The hall is used for banquets in connection with state visits and other important occasions, as well as the annual banquet for the members of the Storting (national assembly).

The banquets follow certain traditions. Royalty and their guests enter the hall to the notes of Gammel Jægermars (“The Old Hunter’s March”) by the Norwegian composer Chr. Schjølberg. Speeches are announced by the striking of a great brass bell, a gift from the Oslo Firemen’s Corps to King Haakon VII for his 80th birthday in 1952.

Banquets usually have four courses, all of which are based on Norwegian ingredients. A banquet generally lasts three hours, and the royal procession leaves the hall to the tune of Valdresmarsjen (“The Valdres march”), by the Norwegian composer Johannes Hanssen.

The Banqueting Hall measures 300 square metres, and building costs were estimated at 1,500 rix-dollars, or one-eighth of the cost of the Great Hall. Palace architect Linstow decided that the decoration should be simple, because even though the distance between floor and ceiling is 5.7 metres, it appears less to guests entering the Hall from the Ballroom where the ceiling height is almost 11 meters.

Design and decoration

In order to “produce a splendid effect at little cost”, in Linstow’s words, the artist Peder Wergmann was commissioned to decorate the hall in the Pompeian style. Linstow felt that this style had richness of expression without requiring too much preparation, since it could be painted directly onto the walls.

Both here and in the Family Dining Room, Wergmann collaborated with August Thomsen, who was responsible for the figurative representations.

The style of the Banqueting Hall is light and elegant. The wall and ceiling are embellished with rosettes, vines and palmettes, and there are several fine centrepieces.

The walls also feature a number of Greek gods and goddesses. The first time the Banqueting Hall was used, the guests claimed that the faces of a number of members of Christiania high society were to be found among the goddesses. This was the subject of lively discussion for weeks afterwards.
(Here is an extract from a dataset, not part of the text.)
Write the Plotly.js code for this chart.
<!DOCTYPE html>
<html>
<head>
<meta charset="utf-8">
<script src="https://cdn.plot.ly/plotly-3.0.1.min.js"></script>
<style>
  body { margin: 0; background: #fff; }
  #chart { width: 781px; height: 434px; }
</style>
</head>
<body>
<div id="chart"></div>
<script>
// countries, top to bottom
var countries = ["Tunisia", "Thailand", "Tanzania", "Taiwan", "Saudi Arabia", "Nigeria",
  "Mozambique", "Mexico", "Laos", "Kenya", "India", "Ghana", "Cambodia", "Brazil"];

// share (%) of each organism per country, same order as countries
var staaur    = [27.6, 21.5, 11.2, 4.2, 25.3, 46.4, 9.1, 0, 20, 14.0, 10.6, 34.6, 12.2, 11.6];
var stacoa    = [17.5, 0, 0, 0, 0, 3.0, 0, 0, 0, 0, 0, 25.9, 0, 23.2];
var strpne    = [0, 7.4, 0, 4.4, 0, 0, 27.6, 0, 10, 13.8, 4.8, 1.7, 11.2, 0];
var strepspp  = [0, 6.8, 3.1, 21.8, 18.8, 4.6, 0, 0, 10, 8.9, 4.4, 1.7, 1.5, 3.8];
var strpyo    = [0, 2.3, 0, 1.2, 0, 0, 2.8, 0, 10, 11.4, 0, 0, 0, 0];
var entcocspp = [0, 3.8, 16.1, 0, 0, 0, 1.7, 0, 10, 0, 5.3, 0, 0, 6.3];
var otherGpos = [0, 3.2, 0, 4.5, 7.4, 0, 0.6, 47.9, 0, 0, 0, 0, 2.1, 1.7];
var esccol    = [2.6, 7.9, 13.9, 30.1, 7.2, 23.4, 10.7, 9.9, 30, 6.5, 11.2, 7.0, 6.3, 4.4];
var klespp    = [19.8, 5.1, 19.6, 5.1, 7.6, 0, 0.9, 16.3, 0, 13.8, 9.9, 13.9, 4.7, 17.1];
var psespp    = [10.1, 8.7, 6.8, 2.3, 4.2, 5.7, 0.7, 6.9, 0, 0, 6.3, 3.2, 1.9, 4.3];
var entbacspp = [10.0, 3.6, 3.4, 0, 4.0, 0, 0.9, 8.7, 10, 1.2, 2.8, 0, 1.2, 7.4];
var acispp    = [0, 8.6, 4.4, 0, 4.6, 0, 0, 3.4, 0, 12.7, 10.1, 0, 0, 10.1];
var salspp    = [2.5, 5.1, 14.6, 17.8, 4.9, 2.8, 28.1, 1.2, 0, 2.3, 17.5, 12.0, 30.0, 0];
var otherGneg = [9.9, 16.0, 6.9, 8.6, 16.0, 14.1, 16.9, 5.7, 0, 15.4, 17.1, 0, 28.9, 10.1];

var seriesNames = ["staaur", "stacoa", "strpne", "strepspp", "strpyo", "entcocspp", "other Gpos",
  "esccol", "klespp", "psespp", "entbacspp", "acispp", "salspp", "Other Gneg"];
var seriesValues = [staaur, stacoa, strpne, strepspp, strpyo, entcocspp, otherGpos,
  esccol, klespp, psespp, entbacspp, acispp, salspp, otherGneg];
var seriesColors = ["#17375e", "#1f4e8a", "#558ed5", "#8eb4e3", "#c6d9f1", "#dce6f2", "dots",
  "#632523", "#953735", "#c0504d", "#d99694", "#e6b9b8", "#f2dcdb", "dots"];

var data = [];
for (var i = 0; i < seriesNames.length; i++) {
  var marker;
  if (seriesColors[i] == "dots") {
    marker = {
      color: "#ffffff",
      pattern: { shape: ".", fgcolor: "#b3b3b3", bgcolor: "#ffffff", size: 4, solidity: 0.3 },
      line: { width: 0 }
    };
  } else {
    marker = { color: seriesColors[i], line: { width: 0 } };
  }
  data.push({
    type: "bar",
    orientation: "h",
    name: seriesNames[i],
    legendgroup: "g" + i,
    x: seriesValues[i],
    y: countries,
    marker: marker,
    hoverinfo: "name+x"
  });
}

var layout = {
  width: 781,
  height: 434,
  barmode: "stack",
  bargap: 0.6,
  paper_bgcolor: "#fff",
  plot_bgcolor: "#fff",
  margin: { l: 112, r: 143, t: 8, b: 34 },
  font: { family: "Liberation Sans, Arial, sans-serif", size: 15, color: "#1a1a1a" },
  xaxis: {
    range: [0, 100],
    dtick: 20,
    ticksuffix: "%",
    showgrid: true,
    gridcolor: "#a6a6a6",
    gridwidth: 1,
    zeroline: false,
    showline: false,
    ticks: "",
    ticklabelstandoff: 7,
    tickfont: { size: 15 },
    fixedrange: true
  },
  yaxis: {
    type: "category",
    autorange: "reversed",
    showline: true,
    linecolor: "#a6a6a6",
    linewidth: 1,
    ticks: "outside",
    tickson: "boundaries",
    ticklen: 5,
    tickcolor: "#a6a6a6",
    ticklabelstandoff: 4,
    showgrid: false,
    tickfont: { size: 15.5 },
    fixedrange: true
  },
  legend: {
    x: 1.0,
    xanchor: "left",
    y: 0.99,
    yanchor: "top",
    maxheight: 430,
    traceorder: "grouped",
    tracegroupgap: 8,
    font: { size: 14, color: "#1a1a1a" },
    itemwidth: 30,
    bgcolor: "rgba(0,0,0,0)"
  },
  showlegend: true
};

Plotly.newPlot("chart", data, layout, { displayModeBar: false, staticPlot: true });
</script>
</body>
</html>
There are no decorations apart from those painted on the walls.

The room has diagonal oak parquet flooring, which has replaced the original wooden planks.
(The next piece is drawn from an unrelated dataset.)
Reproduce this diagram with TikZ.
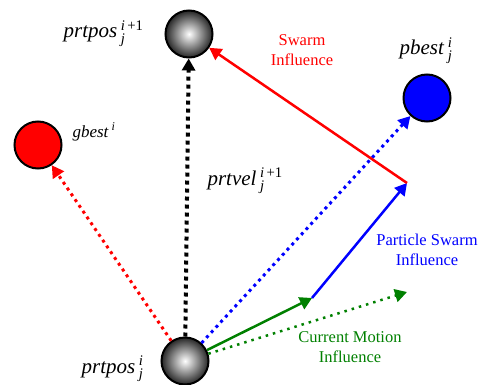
\documentclass[tikz,border=0pt]{standalone}
\usepackage{amsmath}
\usepackage{fontspec}
\setmainfont{Liberation Serif}
\usetikzlibrary{arrows.meta}
\newcommand{\pvar}[3]{\textit{#1}\,$^{\textit{#2}}_{\textit{#3}}$}

\begin{document}
\begin{tikzpicture}[x=1pt,y=-1pt,
  ball/.style={circle,draw,line width=2pt,minimum size=47pt,inner sep=0pt},
  kugel/.style={ball,inner color=white,outer color=black!85},
  pfeil/.style={-{Triangle[length=12pt,width=13pt]}},
  punkte/.style={pfeil,line width=3pt,dash pattern=on 3pt off 4pt},
  linie/.style={pfeil,line width=2.5pt},
  varname/.style={font=\fontsize{21}{24}\selectfont},
  einfluss/.style={font=\fontsize{16.5}{20}\selectfont,align=center}]
\useasboundingbox (0,0) rectangle (484,385);
% Teilchen (alt und neu), globales und persoenliches Optimum
\node[kugel] (x0) at (185,361) {};
\node[kugel] (x1) at (189,34) {};
\node[ball,fill=red] (gbest) at (38,145) {};
\node[ball,fill=blue] (pbest) at (427,98) {};
% Hilfspunkte fuer die Teilvektoren
\coordinate (v) at (407,292);
\coordinate (w) at (312,298);
\coordinate (s) at (407,183);
% gepunktete Richtungen
\draw[punkte,red] (x0) -- (gbest);
\draw[punkte,blue] (x0) -- (pbest);
\draw[punkte,line width=4pt,dash pattern=on 4pt off 4pt] (x0) -- (x1);
\draw[punkte,green!50!black,line width=2.5pt,dash pattern=on 2.5pt off 5pt] (x0) -- (v);
% Summe der Einfluesse
\draw[linie,green!50!black] (x0) -- (w);
\draw[linie,blue] (w) -- (s);
\draw[linie,red] (s) -- (x1);
% Beschriftungen
\node[varname,anchor=base east] (lx1) at (147,38) {\pvar{prtpos}{i\,\textup{+1}}{j}};
\node[varname,anchor=base east] (lx0) at (147,373) {\pvar{prtpos}{i}{j}};
\node[font=\fontsize{17}{20}\selectfont,anchor=base west] (lg) at (69,137) {\textit{gbest}\,$^{\textit{i}}$};
\node[varname,anchor=base west] (lp) at (396,55) {\pvar{pbest}{i}{j}};
\node[varname,anchor=base west] (lv) at (204,185) {\pvar{prtvel}{i\,\textup{+1}}{j}};
\node[einfluss,red] (ts) at (302,50) {Swarm\\Influence};
\node[einfluss,blue] (tp) at (427,250) {Particle Swarm\\Influence};
\node[einfluss,green!50!black] (tc) at (350,347) {Current Motion\\Influence};
\end{tikzpicture}
\end{document}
The Banqueting Hall was renovated in 2009-2010. The colors and decorations were returned to their original light colours.
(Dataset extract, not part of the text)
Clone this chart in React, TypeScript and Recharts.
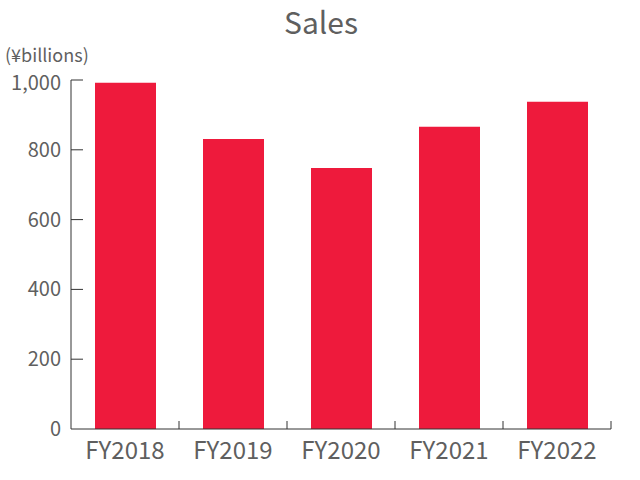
import React from 'react';
import { BarChart, Bar, XAxis, YAxis } from 'recharts';

const years = ['FY2018', 'FY2019', 'FY2020', 'FY2021', 'FY2022'];
const sales = [992, 831, 748, 866, 938];
const yTicks = [0, 200, 400, 600, 800, 1000];

const data = years.map((year, i) => ({ year, sales: sales[i] }));

const FONT = '"Noto Sans CJK JP", "Noto Sans", sans-serif';
const TEXT = '#5f5f5f';
const AXIS = '#333333';
const BAND = 108;

const YTick = (props: any) => {
  const { x, y, payload } = props;
  const top = payload.value === 1000;
  return (
    <g>
      {payload.value !== 0 && (
        <line x1={x} x2={x + 12} y1={y} y2={y} stroke={AXIS} strokeWidth={1} />
      )}
      <text x={x - 10} y={y} dy={top ? 10 : 7} textAnchor="end" fill={TEXT} fontSize={20} fontFamily={FONT}>
        {payload.value.toLocaleString('en-US')}
      </text>
    </g>
  );
};

const XTick = (props: any) => {
  const { x, y, payload } = props;
  return (
    <g>
      <line x1={x + BAND / 2} x2={x + BAND / 2} y1={y} y2={y - 8} stroke={AXIS} strokeWidth={1} />
      <text x={x} y={y} dy={30} textAnchor="middle" fill={TEXT} fontSize={24} fontFamily={FONT}>
        {payload.value}
      </text>
    </g>
  );
};

export default function App() {
  return (
    <div style={{ position: 'absolute', left: 0, top: 0, width: 640, height: 480, background: '#fff' }}>
      <div
        style={{
          position: 'absolute', left: 0, top: 1, width: 642, textAlign: 'center',
          fontFamily: FONT, fontSize: 30, color: TEXT, lineHeight: '40px',
        }}
      >
        Sales
      </div>
      <div
        style={{
          position: 'absolute', left: 5, top: 44, fontFamily: FONT, fontSize: 18,
          color: TEXT, lineHeight: '20px', whiteSpace: 'nowrap',
        }}
      >
        (¥billions)
      </div>
      <BarChart
        width={640}
        height={480}
        data={data}
        margin={{ top: 80, right: 29, bottom: 0, left: 0 }}
        barSize={61}
      >
        <YAxis
          width={71}
          domain={[0, 1000]}
          ticks={yTicks}
          interval={0}
          tickLine={false}
          tickSize={0}
          tickMargin={0}
          axisLine={{ stroke: AXIS }}
          tick={<YTick />}
        />
        <XAxis
          dataKey="year"
          height={51}
          tickLine={false}
          tickSize={0}
          tickMargin={0}
          axisLine={{ stroke: AXIS }}
          tick={<XTick />}
          interval={0}
        />
        <Bar dataKey="sales" fill="#ee1a3c" isAnimationActive={false} />
      </BarChart>
    </div>
  );
}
The Banqueting Hall was originally lit by eight glass chandeliers, but these were dismantled and sold at a chandelier auction in 1903 and electric chandeliers were put in their place.

During the restoration work on the Palace in the 1990s, the electric chandeliers from King Oscar II’s time were discovered packed in boxes in the attic. These have now been restored to their original places, linked by garlands of glass prisms.


The Banqueting Hall can seat 225 people. This is larger than the hall in the palace in Stockholm, in spite of the fact that the Swedish palace has about four times the number of rooms.

As part of the restauration work in 2009-2010, new tables and new chairs were designed in classical style.

The glassware is by Hadeland Glassverk. The dinner service was specially made for the Banqueting Hall by Porsgrunn Porselensfabrikk. It was a gift for the King and Queen for their 60th anniversaries in 1997, and the pattern replicates details of the ceiling decorations. The silver was made by Tostrup and Thune in Christiania (as Oslo was then called) at the beginning of the 1860s, and is engraved with the former coat of arms of Norway.

The table linen is made of Irish damask and woven to a pattern based on the decorations. It was first used for the state visit of the King of Jordan in April 2000.

The table is dominated by tall silver-gilt candelabra, each bearing four candles. These were gifts from the Storting to King Haakon on his 80th birthday and to King Olav both on his 60th birthday and on the 10th anniversary of his reign, in 1967.

The glassware, silver, dinner service and table decorations reflect the history of the Norwegian monarchy. They are gifts commemorating royal birthdays, anniversaries and other notable events. For example, the first time Queen Maud celebrated her birthday in Norway, on 26 November 1905, women’s associations all over the country sent her silver centrepieces, bowls and other objects.

Queen Maud also received a table service from the British people on her coronation in 1906. It consists of silver and silver-gilt plates, trays, cutlery, salt cellars, candelabra and copies of the Warwick urn (an urn from Roman times found during the excavation of Hadrian’s villa, Tivoli, Italy in 1770). The set has since been supplemented, and can now be used for larger banquets.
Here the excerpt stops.